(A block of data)
******************************

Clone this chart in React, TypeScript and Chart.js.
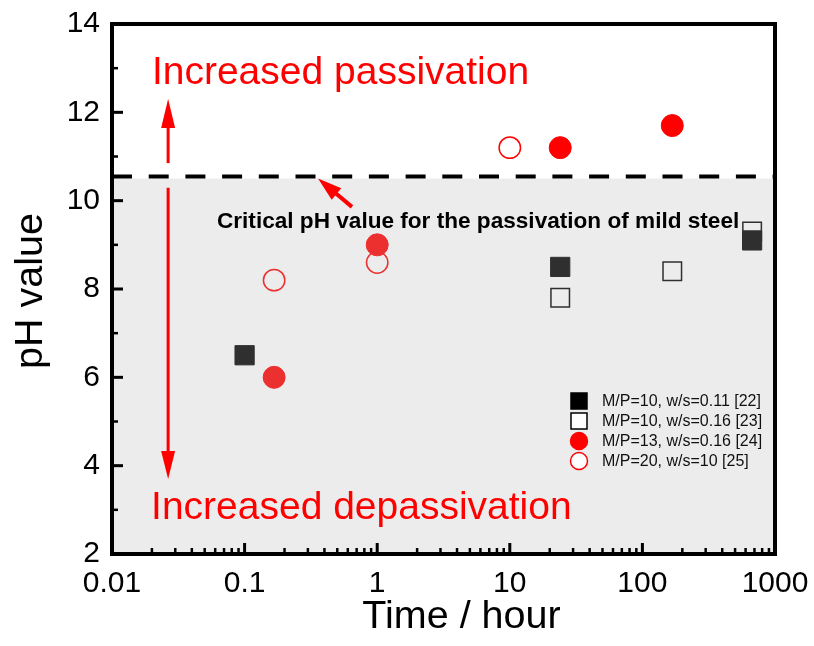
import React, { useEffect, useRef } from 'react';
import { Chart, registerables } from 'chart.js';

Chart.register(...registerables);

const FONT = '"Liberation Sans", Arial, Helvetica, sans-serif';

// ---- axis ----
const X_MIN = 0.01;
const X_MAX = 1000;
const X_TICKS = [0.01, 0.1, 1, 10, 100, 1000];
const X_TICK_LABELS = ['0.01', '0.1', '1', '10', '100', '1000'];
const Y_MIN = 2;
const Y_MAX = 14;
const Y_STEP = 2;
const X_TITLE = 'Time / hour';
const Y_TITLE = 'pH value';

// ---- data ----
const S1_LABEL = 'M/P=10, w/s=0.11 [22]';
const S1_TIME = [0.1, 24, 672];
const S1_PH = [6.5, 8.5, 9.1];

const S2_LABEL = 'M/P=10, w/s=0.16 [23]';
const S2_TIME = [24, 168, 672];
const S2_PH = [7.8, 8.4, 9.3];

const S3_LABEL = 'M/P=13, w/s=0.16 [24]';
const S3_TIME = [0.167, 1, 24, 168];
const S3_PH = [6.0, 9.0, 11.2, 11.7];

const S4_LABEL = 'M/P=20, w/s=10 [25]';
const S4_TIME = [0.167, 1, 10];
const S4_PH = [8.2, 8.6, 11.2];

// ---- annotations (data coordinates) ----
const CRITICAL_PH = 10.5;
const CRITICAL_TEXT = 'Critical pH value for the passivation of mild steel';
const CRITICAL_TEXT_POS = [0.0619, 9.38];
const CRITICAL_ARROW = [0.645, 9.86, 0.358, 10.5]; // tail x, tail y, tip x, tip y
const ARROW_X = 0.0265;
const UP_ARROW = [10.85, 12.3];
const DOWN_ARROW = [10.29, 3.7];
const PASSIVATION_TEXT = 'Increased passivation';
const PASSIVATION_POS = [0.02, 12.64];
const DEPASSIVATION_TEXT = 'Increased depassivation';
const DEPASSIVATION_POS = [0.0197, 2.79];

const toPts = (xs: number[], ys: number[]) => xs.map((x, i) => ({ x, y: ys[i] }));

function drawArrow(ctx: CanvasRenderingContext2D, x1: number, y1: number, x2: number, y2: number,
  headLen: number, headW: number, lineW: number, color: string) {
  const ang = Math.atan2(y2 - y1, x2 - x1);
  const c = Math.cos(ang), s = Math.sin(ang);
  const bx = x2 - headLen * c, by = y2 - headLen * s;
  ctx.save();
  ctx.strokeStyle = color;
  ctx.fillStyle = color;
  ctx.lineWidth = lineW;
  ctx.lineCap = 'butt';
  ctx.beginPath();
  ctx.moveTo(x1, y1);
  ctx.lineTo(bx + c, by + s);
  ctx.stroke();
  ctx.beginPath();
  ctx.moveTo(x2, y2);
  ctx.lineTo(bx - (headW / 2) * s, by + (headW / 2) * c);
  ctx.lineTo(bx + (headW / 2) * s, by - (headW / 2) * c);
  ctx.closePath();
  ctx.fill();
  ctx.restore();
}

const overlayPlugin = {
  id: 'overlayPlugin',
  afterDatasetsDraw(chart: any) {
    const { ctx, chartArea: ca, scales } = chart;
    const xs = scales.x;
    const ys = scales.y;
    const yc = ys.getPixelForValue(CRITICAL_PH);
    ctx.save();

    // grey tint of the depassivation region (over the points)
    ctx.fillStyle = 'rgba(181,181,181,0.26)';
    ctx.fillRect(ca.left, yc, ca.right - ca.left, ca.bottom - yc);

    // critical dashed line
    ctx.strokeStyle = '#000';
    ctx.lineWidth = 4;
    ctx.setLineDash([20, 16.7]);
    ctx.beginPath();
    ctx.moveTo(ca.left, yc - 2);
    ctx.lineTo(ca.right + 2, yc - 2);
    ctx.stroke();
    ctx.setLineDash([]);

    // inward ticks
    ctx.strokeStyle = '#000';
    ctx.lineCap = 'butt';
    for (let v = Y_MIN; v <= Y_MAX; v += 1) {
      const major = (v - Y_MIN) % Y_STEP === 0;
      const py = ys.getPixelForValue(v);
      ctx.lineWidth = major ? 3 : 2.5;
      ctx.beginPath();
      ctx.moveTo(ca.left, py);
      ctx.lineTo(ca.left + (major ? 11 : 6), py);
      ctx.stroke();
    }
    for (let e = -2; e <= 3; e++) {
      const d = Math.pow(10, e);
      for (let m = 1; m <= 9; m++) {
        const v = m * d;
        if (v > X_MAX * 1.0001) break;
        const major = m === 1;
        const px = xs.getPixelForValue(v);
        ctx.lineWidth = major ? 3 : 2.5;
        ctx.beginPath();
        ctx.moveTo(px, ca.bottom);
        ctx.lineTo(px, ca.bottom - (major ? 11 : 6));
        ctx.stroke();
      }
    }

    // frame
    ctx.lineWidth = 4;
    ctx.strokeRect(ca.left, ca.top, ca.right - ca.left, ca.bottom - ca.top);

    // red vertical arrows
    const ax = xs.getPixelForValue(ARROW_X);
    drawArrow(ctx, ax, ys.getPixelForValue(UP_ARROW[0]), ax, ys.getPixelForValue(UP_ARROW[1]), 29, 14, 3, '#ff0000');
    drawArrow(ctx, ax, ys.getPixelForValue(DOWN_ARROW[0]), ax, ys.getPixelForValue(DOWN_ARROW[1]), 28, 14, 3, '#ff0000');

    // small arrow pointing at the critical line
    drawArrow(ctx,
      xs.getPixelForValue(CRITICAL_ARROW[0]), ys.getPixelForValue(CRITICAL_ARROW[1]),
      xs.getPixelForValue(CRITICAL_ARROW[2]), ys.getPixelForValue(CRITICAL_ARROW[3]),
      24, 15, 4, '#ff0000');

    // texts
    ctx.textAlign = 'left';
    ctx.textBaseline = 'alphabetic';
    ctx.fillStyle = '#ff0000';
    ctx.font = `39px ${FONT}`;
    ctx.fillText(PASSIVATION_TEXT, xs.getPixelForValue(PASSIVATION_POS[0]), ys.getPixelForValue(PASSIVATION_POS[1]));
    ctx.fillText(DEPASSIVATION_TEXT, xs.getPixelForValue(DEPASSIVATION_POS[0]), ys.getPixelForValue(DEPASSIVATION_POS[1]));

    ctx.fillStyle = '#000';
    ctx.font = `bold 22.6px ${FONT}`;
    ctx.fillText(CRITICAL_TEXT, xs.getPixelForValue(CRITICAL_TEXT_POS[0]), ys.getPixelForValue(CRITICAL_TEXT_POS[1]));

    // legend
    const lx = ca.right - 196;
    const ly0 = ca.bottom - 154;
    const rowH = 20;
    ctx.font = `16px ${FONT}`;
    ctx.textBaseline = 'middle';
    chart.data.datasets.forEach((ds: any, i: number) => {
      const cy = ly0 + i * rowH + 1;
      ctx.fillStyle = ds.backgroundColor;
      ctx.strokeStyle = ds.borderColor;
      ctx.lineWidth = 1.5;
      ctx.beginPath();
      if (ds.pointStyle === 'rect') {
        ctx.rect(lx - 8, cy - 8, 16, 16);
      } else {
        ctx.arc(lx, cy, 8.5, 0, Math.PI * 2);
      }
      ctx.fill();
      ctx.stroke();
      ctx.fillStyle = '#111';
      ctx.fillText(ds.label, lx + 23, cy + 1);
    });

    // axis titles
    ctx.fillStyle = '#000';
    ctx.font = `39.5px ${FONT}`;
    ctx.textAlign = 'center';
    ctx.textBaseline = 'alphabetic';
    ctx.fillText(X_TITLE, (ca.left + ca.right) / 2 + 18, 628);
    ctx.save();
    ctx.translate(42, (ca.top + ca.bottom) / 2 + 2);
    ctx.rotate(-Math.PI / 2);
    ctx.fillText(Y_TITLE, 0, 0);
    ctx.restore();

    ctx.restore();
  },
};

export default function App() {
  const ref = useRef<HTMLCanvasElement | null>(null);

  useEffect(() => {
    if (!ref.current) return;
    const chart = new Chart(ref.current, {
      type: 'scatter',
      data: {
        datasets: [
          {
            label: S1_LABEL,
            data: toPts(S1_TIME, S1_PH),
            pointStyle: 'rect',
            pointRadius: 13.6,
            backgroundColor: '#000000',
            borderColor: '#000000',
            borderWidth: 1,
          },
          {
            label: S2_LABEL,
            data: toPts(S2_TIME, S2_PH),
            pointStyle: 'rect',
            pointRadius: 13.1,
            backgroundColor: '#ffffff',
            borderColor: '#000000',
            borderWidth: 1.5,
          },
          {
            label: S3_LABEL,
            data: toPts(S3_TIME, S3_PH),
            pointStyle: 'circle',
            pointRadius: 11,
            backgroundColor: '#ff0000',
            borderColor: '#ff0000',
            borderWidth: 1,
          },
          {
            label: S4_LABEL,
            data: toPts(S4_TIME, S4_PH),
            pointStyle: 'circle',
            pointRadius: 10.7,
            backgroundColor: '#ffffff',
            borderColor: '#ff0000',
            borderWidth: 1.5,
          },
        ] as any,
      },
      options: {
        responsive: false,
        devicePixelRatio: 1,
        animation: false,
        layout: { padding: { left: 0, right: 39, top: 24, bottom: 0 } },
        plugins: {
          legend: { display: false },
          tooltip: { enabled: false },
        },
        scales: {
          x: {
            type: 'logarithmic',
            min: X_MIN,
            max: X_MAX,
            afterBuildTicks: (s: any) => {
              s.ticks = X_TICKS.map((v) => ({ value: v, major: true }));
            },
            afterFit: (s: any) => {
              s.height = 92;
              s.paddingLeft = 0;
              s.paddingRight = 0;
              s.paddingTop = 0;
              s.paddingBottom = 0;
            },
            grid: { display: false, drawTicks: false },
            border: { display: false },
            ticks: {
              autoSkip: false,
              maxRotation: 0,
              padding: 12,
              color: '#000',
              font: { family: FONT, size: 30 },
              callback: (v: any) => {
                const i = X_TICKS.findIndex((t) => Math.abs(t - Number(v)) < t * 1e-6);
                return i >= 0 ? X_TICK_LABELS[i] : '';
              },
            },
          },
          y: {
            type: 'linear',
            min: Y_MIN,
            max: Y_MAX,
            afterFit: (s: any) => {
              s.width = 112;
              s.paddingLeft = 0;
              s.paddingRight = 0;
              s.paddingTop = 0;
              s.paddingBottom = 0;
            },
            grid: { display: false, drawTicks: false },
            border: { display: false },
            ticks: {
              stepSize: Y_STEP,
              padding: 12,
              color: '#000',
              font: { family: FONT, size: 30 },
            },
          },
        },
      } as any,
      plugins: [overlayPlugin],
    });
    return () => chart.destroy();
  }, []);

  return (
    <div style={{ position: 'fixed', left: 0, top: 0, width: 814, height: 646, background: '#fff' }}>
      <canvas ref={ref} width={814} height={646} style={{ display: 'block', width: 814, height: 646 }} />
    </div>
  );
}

******************************

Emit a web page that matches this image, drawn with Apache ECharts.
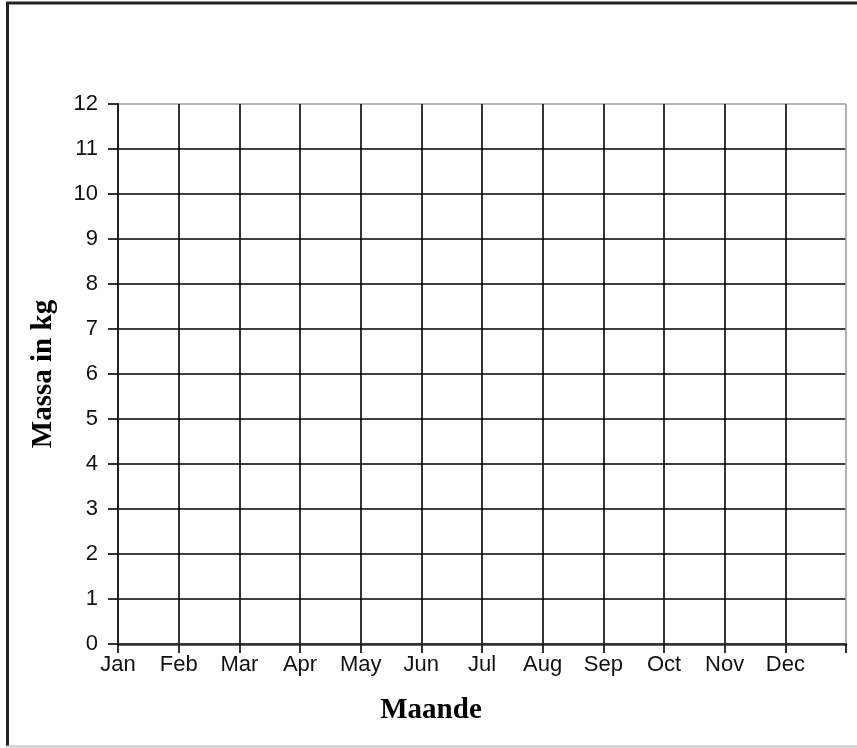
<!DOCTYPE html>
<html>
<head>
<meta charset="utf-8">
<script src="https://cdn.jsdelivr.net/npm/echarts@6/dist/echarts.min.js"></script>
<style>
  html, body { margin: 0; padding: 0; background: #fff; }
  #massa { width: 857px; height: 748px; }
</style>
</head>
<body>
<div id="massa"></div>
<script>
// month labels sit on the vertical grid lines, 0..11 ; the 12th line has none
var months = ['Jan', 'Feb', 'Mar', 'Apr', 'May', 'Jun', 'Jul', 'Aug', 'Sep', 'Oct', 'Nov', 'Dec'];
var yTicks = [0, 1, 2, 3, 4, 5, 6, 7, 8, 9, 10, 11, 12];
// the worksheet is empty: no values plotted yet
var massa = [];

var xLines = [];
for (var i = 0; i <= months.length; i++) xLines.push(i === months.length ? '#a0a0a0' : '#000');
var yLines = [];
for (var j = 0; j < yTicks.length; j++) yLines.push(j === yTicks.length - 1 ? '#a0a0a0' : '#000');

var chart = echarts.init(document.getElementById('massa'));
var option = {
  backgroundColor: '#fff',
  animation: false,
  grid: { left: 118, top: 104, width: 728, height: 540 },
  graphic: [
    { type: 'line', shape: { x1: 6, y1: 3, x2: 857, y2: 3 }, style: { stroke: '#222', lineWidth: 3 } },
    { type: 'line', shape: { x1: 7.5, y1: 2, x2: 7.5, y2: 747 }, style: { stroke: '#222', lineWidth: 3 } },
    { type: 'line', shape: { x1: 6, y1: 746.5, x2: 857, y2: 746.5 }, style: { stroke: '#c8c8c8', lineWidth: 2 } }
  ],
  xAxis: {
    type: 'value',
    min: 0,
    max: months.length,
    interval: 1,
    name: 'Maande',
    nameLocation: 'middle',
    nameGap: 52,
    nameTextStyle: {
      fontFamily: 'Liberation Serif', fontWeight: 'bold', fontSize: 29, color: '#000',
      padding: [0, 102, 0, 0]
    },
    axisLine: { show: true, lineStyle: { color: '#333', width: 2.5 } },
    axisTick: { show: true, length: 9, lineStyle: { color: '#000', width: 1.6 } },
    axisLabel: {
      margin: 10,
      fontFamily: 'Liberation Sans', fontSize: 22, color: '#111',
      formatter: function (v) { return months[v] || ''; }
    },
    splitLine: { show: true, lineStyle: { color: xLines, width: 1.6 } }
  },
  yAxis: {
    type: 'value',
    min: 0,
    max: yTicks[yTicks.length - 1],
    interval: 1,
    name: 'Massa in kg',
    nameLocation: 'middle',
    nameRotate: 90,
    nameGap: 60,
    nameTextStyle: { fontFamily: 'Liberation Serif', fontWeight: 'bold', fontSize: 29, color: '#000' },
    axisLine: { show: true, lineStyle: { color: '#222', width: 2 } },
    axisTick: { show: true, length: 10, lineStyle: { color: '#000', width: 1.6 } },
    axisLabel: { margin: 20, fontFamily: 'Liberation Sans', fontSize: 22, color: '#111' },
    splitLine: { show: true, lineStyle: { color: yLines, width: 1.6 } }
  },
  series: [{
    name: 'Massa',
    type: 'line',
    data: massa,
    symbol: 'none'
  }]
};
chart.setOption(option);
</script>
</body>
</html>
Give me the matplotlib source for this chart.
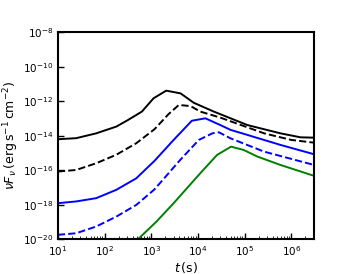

******************************

WORK INSTRUCTIONS:
The material above holds pictures; leave them out. Repeat exactly the lines from the one containing "Clone this chart" through the one containing "const S1_PH = [6.5, 8.5, 9.1];", and nothing else.

SOLUTION:
Clone this chart in React, TypeScript and Chart.js.
import React, { useEffect, useRef } from 'react';
import { Chart, registerables } from 'chart.js';

Chart.register(...registerables);

const FONT = '"Liberation Sans", Arial, Helvetica, sans-serif';

// ---- axis ----
const X_MIN = 0.01;
const X_MAX = 1000;
const X_TICKS = [0.01, 0.1, 1, 10, 100, 1000];
const X_TICK_LABELS = ['0.01', '0.1', '1', '10', '100', '1000'];
const Y_MIN = 2;
const Y_MAX = 14;
const Y_STEP = 2;
const X_TITLE = 'Time / hour';
const Y_TITLE = 'pH value';

// ---- data ----
const S1_LABEL = 'M/P=10, w/s=0.11 [22]';
const S1_TIME = [0.1, 24, 672];
const S1_PH = [6.5, 8.5, 9.1];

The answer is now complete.